I think worrying about things like year of architecture or whether the platform is dead is pretty arbitrary. What matters is the performance for price today.
If one is already on AM4, I don't see the merit in swapping to AM5 unless you're going with a 7800X3D or 9800X3D. In that case, it's worth it if you want more performance than AM4 can offer, but otherwise, anything less on AM5 can be too closely matched (and often surpassed) by a $220 dollar/euro AM4 CPU in gaming. Maybe you need a 35 to 40 dollar/euro cooler for it at worst. I see a lot of people on AM4 switching to AM5 for gaming only to go with a 7600 or something and I'm honestly scratching my head why. Best case scenario is you paid more for similar performance and it needs replaced around the same time. Just save the money and go with the equivalent-ish but cheaper in-platform offering. Worst case scenario is core count catches up to it sooner so the 5700X3D might actually age better if you plan on keeping it for a very long time.
The "future upgrade options" reasoning comes up a lot. Okay, but if someone is recommending against using those very options on AM4,
the platform that has the best upgrade prospects... then it sounds silly to me. To those same people, AM5 loses that appeal unless you upgrade again before its successor releases. And who is going to buy into a platform today, and turn around and upgrade the CPU in, what, two years?
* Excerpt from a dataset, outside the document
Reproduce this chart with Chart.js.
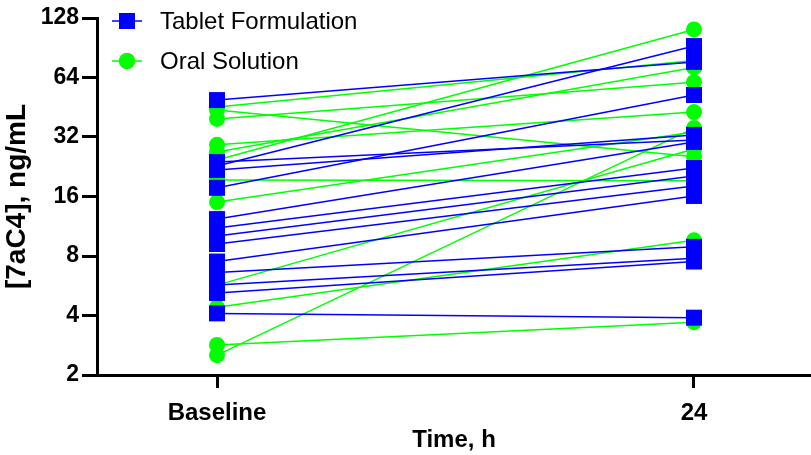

Probably not the person who stuck with a 7700K until 2025...
With his budget, having a 5700X3D with a midrange GPU makes more sense than a 7700K with extra $200 on the GPU, simply because he gets a better rounded system in the event he plays some of those sim games. I'd rather have a 5700X3D + 3060 as opposed to 7700k + 4070, but to each his own.
Definitely. As someone who upgraded from a 3700X to a 5800X3D, there were surprising uplifts in some titles (and this is at only 1200p and 60 Hz/FPS). You couldn't pay me to use a "quad core era" CPU (any 7th generation and older, or even any quad core newer generation) in the mid 2020s. If it's for older games, sure, but then the GTX 1070 should be fine too. If you're upgrading to a modern mid-range or higher graphics card, you'd want something far better than a 7700K. They've gotten their money out of it by using it this long already. Skipping on a CPU upgrade to get a better graphics card just means that much of that performance will be left on the table, if not in averages then in stutters/minimums.